- What the task requires
Below is a listing; print exactly its lines from the one containing "Convert this chart to Apache ECharts code." down to the one containing "const domErr = errs(domLower, domUpper, -DODGE), subErr", both inclusive, with every picture left out.

- The records
— Begin —

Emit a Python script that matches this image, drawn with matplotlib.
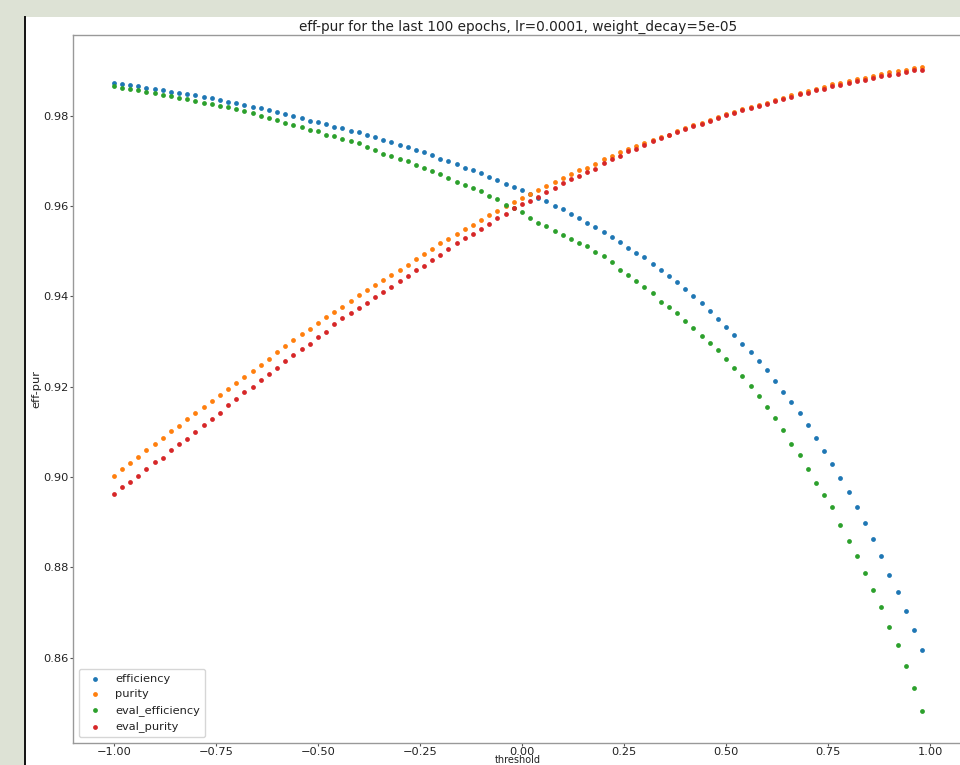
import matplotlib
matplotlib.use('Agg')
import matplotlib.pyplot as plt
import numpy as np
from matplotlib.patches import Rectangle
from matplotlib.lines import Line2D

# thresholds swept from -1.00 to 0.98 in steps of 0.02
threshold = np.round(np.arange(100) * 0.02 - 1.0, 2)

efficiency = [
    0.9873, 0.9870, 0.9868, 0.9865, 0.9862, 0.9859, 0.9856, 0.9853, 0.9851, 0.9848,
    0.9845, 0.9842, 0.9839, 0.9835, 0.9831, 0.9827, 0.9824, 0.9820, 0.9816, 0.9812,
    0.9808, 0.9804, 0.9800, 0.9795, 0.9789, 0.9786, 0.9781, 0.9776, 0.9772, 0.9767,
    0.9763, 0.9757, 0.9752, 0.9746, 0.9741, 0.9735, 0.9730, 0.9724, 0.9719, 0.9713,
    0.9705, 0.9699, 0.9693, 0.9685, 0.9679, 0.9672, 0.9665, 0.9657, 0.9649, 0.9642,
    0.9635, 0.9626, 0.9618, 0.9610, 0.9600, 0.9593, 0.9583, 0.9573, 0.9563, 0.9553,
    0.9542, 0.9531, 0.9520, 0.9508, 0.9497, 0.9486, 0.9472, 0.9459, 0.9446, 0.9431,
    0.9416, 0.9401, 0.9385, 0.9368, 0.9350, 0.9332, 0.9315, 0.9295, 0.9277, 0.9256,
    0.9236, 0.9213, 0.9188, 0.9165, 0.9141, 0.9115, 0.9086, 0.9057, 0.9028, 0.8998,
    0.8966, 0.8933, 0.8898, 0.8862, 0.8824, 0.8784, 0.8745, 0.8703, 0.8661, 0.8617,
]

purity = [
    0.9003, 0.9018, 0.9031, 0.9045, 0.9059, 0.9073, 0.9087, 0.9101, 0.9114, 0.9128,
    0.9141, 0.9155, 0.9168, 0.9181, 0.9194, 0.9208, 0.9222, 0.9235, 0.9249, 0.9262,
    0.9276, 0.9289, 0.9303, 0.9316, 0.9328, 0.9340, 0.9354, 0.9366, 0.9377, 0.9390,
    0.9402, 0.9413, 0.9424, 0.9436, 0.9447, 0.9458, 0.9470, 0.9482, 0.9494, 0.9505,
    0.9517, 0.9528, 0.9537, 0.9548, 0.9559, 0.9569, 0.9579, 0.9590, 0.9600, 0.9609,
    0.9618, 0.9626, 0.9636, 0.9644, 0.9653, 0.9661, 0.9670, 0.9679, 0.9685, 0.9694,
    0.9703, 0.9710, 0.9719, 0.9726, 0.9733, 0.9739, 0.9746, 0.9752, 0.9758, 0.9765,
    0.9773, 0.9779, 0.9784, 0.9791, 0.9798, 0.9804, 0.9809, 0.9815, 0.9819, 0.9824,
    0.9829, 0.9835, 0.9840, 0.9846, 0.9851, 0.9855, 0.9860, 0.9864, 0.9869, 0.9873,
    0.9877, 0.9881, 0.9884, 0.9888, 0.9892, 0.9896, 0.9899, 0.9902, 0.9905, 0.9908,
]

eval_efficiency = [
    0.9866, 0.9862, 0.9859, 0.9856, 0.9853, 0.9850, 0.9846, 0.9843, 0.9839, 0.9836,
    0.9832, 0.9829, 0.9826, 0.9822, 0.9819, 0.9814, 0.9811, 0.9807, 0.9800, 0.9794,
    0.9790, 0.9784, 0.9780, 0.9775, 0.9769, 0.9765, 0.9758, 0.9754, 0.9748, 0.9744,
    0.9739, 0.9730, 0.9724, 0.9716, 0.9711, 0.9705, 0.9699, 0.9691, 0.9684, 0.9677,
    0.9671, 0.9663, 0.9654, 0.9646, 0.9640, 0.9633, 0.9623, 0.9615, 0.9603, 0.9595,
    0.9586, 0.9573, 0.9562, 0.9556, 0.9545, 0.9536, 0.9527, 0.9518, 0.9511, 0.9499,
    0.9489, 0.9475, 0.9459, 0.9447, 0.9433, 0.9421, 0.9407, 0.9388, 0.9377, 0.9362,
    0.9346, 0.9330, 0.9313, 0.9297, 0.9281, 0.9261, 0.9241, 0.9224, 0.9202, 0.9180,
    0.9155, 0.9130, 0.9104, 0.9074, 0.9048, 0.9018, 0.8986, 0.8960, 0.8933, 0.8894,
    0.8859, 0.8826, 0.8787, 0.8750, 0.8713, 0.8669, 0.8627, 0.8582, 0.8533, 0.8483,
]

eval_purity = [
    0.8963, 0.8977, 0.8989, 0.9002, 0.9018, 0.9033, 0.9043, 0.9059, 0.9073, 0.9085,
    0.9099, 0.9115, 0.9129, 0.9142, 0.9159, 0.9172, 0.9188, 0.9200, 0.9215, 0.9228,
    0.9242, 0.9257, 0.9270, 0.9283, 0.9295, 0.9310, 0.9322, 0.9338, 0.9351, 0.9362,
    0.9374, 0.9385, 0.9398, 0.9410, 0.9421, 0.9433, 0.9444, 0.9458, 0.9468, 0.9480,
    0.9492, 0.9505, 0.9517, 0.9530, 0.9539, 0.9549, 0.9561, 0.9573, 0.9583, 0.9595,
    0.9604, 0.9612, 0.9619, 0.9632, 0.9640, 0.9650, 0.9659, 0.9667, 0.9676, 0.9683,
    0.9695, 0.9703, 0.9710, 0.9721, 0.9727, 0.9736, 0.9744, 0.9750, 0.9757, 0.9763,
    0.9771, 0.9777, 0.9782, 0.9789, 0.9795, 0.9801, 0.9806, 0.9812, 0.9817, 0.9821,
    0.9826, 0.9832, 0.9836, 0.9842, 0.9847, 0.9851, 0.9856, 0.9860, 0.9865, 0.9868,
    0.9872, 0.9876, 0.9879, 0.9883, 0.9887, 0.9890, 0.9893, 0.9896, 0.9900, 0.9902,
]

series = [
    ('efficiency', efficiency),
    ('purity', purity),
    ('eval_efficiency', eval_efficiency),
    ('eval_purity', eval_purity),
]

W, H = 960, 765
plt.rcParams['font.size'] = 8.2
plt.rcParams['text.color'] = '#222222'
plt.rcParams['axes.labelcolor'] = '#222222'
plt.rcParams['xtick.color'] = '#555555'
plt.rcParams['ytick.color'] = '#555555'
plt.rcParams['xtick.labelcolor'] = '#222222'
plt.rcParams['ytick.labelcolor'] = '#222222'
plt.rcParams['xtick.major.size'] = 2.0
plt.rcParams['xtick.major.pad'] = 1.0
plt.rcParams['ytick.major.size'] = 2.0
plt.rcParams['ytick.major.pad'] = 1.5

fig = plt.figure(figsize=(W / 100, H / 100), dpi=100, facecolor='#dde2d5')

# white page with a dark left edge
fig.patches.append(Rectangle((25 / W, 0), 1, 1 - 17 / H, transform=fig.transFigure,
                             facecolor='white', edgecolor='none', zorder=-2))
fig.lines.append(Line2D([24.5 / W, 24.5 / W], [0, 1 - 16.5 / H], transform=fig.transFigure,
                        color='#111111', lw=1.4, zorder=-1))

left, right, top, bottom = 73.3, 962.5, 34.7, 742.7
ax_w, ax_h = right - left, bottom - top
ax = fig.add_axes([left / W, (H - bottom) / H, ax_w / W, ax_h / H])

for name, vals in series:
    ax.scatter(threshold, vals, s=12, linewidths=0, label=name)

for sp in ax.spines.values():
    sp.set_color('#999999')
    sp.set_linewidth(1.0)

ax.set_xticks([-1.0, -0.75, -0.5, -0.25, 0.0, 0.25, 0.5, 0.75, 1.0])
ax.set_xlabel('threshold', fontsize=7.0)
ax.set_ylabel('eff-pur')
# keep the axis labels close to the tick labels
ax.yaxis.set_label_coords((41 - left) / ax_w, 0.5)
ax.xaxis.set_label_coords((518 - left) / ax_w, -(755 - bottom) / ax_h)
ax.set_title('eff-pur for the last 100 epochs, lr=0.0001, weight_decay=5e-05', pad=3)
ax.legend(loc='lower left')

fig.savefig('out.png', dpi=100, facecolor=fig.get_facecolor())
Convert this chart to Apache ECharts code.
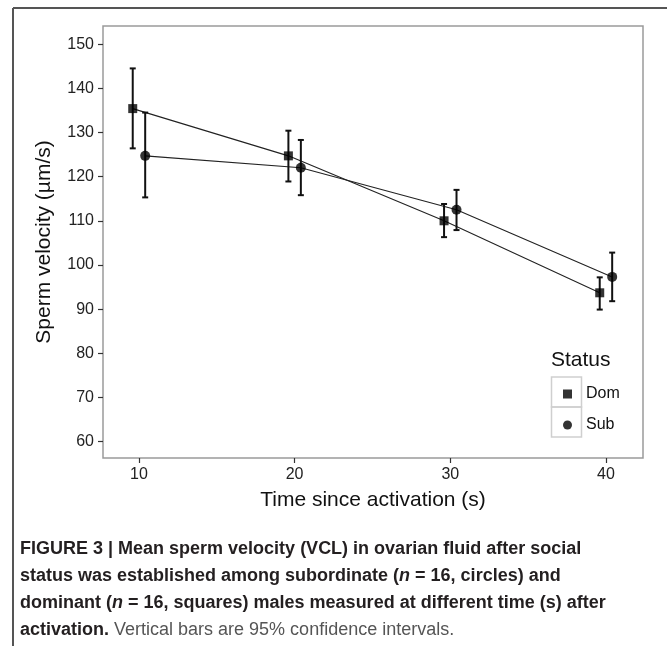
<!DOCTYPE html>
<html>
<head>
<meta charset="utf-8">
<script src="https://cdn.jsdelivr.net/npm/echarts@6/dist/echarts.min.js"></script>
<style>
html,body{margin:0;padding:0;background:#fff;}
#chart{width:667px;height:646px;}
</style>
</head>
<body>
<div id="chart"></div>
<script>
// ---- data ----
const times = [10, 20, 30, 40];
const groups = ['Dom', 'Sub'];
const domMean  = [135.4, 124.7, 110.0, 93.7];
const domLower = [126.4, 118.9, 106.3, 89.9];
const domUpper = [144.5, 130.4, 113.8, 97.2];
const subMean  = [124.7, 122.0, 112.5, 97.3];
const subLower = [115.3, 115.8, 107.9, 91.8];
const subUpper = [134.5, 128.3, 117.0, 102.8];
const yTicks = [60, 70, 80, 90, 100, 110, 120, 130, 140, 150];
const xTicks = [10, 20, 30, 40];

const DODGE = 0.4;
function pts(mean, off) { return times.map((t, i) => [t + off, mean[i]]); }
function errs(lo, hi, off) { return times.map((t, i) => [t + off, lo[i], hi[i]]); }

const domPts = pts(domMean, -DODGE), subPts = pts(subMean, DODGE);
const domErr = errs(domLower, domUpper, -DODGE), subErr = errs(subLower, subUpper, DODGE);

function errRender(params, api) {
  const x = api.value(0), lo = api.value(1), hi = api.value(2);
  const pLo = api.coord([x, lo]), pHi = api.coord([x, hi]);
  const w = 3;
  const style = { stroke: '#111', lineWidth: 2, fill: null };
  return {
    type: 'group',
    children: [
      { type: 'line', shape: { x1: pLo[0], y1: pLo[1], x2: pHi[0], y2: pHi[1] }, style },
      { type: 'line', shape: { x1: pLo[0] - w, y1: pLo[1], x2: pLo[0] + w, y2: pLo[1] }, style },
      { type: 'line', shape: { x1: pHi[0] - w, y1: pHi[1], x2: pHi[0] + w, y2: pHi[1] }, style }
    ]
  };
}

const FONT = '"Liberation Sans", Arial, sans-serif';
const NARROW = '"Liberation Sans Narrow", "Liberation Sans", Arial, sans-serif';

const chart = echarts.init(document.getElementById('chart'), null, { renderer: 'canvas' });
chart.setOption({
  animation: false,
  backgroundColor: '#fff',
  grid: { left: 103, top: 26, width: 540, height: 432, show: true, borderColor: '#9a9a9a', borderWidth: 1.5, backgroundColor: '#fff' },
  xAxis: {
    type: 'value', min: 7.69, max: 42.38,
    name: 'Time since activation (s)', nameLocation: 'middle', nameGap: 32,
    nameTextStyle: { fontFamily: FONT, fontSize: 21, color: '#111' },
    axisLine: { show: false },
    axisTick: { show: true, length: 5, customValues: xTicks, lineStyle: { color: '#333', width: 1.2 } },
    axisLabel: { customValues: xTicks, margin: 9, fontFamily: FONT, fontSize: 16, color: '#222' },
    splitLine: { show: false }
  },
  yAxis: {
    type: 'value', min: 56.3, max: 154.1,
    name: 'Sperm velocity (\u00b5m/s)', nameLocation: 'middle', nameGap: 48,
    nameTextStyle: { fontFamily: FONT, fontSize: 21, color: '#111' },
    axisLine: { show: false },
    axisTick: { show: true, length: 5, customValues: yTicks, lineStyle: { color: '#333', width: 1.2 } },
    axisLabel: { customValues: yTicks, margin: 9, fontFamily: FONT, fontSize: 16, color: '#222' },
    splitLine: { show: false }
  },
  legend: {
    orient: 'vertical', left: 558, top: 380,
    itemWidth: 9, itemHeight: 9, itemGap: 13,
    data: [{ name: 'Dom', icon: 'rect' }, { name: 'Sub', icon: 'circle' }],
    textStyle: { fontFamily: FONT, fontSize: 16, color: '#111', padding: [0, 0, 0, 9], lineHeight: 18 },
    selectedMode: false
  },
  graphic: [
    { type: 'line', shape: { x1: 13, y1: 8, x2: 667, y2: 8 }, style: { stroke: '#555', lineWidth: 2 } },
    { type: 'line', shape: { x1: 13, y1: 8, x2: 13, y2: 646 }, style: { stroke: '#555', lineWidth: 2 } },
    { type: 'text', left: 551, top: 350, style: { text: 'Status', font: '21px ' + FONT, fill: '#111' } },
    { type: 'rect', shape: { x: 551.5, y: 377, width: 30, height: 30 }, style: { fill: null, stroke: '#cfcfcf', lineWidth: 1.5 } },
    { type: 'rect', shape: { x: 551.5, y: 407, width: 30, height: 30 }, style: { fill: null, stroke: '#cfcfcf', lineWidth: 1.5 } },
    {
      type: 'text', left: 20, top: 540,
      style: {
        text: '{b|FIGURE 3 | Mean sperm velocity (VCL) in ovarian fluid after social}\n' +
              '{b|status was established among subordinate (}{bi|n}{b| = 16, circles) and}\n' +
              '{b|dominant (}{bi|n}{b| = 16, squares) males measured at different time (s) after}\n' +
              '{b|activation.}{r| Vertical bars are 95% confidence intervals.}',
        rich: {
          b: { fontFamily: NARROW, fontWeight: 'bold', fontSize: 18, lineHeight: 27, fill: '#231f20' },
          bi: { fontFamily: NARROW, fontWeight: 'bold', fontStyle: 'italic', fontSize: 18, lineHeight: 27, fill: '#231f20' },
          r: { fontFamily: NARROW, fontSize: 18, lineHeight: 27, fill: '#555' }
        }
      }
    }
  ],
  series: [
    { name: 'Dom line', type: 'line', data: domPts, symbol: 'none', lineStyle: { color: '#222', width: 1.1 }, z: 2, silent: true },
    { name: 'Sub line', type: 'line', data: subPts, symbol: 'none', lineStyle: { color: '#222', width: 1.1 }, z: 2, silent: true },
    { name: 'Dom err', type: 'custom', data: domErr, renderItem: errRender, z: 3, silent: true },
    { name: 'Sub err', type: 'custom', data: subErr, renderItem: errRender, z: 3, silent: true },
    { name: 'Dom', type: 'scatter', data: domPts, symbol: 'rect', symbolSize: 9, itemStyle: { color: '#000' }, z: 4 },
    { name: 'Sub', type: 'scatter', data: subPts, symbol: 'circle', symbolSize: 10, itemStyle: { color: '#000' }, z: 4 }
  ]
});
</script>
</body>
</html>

— End —

- Solution below
Convert this chart to Apache ECharts code.
<!DOCTYPE html>
<html>
<head>
<meta charset="utf-8">
<script src="https://cdn.jsdelivr.net/npm/echarts@6/dist/echarts.min.js"></script>
<style>
html,body{margin:0;padding:0;background:#fff;}
#chart{width:667px;height:646px;}
</style>
</head>
<body>
<div id="chart"></div>
<script>
// ---- data ----
const times = [10, 20, 30, 40];
const groups = ['Dom', 'Sub'];
const domMean  = [135.4, 124.7, 110.0, 93.7];
const domLower = [126.4, 118.9, 106.3, 89.9];
const domUpper = [144.5, 130.4, 113.8, 97.2];
const subMean  = [124.7, 122.0, 112.5, 97.3];
const subLower = [115.3, 115.8, 107.9, 91.8];
const subUpper = [134.5, 128.3, 117.0, 102.8];
const yTicks = [60, 70, 80, 90, 100, 110, 120, 130, 140, 150];
const xTicks = [10, 20, 30, 40];

const DODGE = 0.4;
function pts(mean, off) { return times.map((t, i) => [t + off, mean[i]]); }
function errs(lo, hi, off) { return times.map((t, i) => [t + off, lo[i], hi[i]]); }

const domPts = pts(domMean, -DODGE), subPts = pts(subMean, DODGE);
const domErr = errs(domLower, domUpper, -DODGE), subErr = errs(subLower, subUpper, DODGE);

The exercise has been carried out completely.